I’m not usually one who gets tearful watching movies, but I can’t watch the movie Up without needing a box of tissues. Anyone who’s seen the movie knows how heartbreaking the first few minutes of the film are: you watch Carl and Ellie fall in love with each other, live together and support each other through the good and the bad, then Ellie becomes ill and eventually passes away.
Later in the movie, a grieving Carl pulls out a photo book and reads a note from Ellie that says, “Thanks for the adventure! Now, go have a new one.” He realizes that Ellie was with him the entire time. You see the glimmer in his eyes and the new excitement as he sets out to live the rest of his life as an adventure in memory of her.
What I love about the story is that it reinforces something important for us:
- When our loved one dies, we can go on living in their memory. That bond is not broken by death. They live on in our hearts and in the moments we remember with them that we cherish. We can hold on to photos and items that remind us of them to bring us comfort and to help us feel closer to them.

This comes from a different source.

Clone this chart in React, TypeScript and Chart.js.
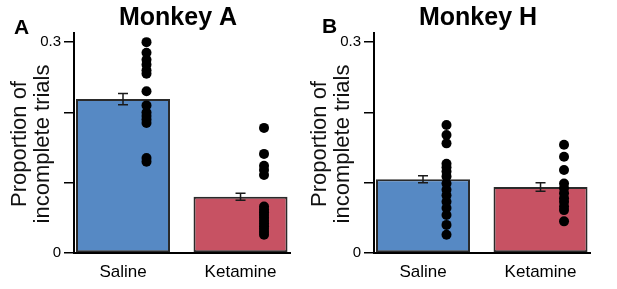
import React, { useEffect, useRef } from "react";
import { Chart, registerables } from "chart.js";

Chart.register(...registerables);

const categories = ["Saline", "Ketamine"];
const yTickValues = [0, 0.1, 0.2, 0.3];
const yTickLabels = ["0", "", "", "0.3"];

const monkeyAMeans = [0.219, 0.08];
const monkeyASem = [0.008, 0.005];
const monkeyASalineTrials = [0.3, 0.285, 0.275, 0.268, 0.26, 0.255, 0.23, 0.21, 0.2, 0.195, 0.19, 0.185, 0.135, 0.13];
const monkeyAKetamineTrials = [0.178, 0.141, 0.124, 0.118, 0.111, 0.066, 0.062, 0.058, 0.054, 0.05, 0.046, 0.042, 0.038, 0.034, 0.03, 0.026];

const monkeyHMeans = [0.105, 0.094];
const monkeyHSem = [0.005, 0.006];
const monkeyHSalineTrials = [0.182, 0.168, 0.156, 0.127, 0.122, 0.116, 0.109, 0.099, 0.09, 0.082, 0.073, 0.064, 0.054, 0.04, 0.026];
const monkeyHKetamineTrials = [0.154, 0.137, 0.118, 0.099, 0.092, 0.085, 0.078, 0.073, 0.066, 0.061, 0.045];

const FONT = "'Liberation Sans', Arial, Helvetica, sans-serif";
const BAR_COLORS = ["#5689c4", "#c75263"];
const DOT_OFFSET = 0.2;

type PanelProps = {
  title: string;
  letter: string;
  letterX: number;
  letterY: number;
  means: number[];
  sem: number[];
  trials: number[][];
};

function Panel({ title, letter, letterX, letterY, means, sem, trials }: PanelProps) {
  const ref = useRef<HTMLCanvasElement | null>(null);
  useEffect(() => {
    if (!ref.current) return;
    const errorBars = {
      id: "errorBars",
      afterDatasetsDraw(chart: any) {
        const { ctx, scales } = chart;
        const xs = scales.x;
        const ys = scales.y;
        ctx.save();
        ctx.strokeStyle = "#1a1a1a";
        ctx.lineWidth = 1.5;
        means.forEach((m, i) => {
          const x = xs.getPixelForValue(i);
          const y1 = ys.getPixelForValue(m + sem[i]);
          const y2 = ys.getPixelForValue(m - sem[i]);
          ctx.beginPath();
          ctx.moveTo(x, y1);
          ctx.lineTo(x, y2);
          ctx.moveTo(x - 5, y1);
          ctx.lineTo(x + 5, y1);
          ctx.moveTo(x - 5, y2);
          ctx.lineTo(x + 5, y2);
          ctx.stroke();
        });
        ctx.restore();
      },
    };
    const texts = {
      id: "texts",
      afterDraw(chart: any) {
        const { ctx, chartArea } = chart;
        ctx.save();
        ctx.fillStyle = "#000";
        ctx.font = `bold 25px ${FONT}`;
        ctx.textAlign = "center";
        ctx.textBaseline = "alphabetic";
        ctx.fillText(title, (chartArea.left + chartArea.right) / 2 - 4, 25);
        ctx.font = `bold 21px ${FONT}`;
        ctx.textAlign = "left";
        ctx.fillText(letter, letterX, letterY);
        ctx.font = `22px ${FONT}`;
        ctx.fillStyle = "#111";
        ctx.textAlign = "center";
        ctx.textBaseline = "middle";
        const cy = (chartArea.top + chartArea.bottom) / 2 + 1;
        ctx.translate(20, cy);
        ctx.rotate(-Math.PI / 2);
        ctx.fillText("Proportion of", 0, 0);
        ctx.fillText("incomplete trials", 0, 23);
        ctx.restore();
      },
    };
    const chart = new Chart(ref.current, {
      type: "bar",
      data: {
        datasets: [
          {
            type: "scatter",
            data: trials.flatMap((arr, i) => arr.map((v) => ({ x: i + DOT_OFFSET, y: v }))),
            backgroundColor: "#000",
            borderColor: "#000",
            pointRadius: 5,
            pointBorderWidth: 0,
            order: 1,
            clip: false,
          } as any,
          {
            type: "bar",
            data: means.map((m, i) => ({ x: i, y: m })),
            backgroundColor: BAR_COLORS,
            borderColor: "#2a2a2a",
            borderWidth: 2,
            borderSkipped: false,
            barPercentage: 1,
            categoryPercentage: 0.8,
            order: 2,
          } as any,
        ],
      },
      options: {
        animation: false,
        responsive: false,
        events: [],
        layout: { padding: { left: 0, right: 10, top: 33, bottom: 0 } },
        plugins: { legend: { display: false }, tooltip: { enabled: false }, title: { display: false } },
        scales: {
          x: {
            type: "linear",
            offset: false,
            grace: 0,
            min: -0.417,
            max: 1.421,
            afterBuildTicks: (scale: any) => {
              scale.ticks = categories.map((_, i) => ({ value: i }));
            },
            afterFit: (scale: any) => {
              scale.height = 36;
            },
            grid: { display: false, drawTicks: false, offset: false },
            border: { display: true, color: "#000", width: 2 },
            ticks: {
              padding: 9,
              color: "#000",
              font: { family: FONT, size: 17 },
              maxRotation: 0,
              autoSkip: false,
              callback: (v: any) => categories[Math.round(Number(v))] ?? "",
            },
          },
          y: {
            type: "linear",
            min: 0,
            max: 0.313,
            afterBuildTicks: (scale: any) => {
              scale.ticks = yTickValues.map((v) => ({ value: v }));
            },
            afterFit: (scale: any) => {
              scale.width = 74;
            },
            grid: {
              display: true,
              drawOnChartArea: false,
              drawTicks: true,
              tickLength: 10,
              color: "#000",
              lineWidth: 1.5,
            },
            border: { display: true, color: "#000", width: 2 },
            ticks: {
              padding: 3,
              color: "#000",
              font: { family: FONT, size: 15 },
              autoSkip: false,
              callback: (v: any) => {
                const idx = yTickValues.findIndex((t) => Math.abs(t - Number(v)) < 1e-9);
                return idx >= 0 ? yTickLabels[idx] : "";
              },
            },
          },
        },
      },
      plugins: [errorBars, texts],
    } as any);
    return () => chart.destroy();
  }, []);
  return <canvas ref={ref} width={300} height={289} style={{ display: "block" }} />;
}

export default function App() {
  useEffect(() => {
    document.body.style.margin = "0";
  }, []);
  return (
    <div style={{ position: "relative", width: 617, height: 289, background: "#fff" }}>
      <div style={{ position: "absolute", left: 0, top: 0 }}>
        <Panel
          title="Monkey A"
          letter="A"
          letterX={14}
          letterY={34}
          means={monkeyAMeans}
          sem={monkeyASem}
          trials={[monkeyASalineTrials, monkeyAKetamineTrials]}
        />
      </div>
      <div style={{ position: "absolute", left: 300, top: 0 }}>
        <Panel
          title="Monkey H"
          letter="B"
          letterX={22}
          letterY={33}
          means={monkeyHMeans}
          sem={monkeyHSem}
          trials={[monkeyHSalineTrials, monkeyHKetamineTrials]}
        />
      </div>
    </div>
  );
}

In the early stages of our grief, some days can feel suffocating. We live most of those first months after the loss feeling like our lives are under a microscope. People ask us questions and seemingly pass judgements about how long it takes us to go through our loved one’s things, how long it takes us to “get over it,” and so much more. Those comments and our inner guilt can make it difficult for us to live life the way we want to, to re-marry after a loss, and to listen to what feels right for us.
You know you best, and grief has no timeline. You are the one who sits with your grief each day and gets to decide what to do with those feelings. You know how your husband’s jacket, with his smell still lingering in the fabric, calms you when you wake up and miss him. You know how comforting it is to read through your best friend’s texts in your phone that you can’t bring yourself to delete. It’s okay to keep those things. It’s okay for your relationship with your loved one to continue in this way after they are gone.
I am here to tell you; in case you need to hear it: Love never dies. You do not need to “move on.” You have permission to keep your loved one’s memory alive inside your heart in whatever way feels best to you.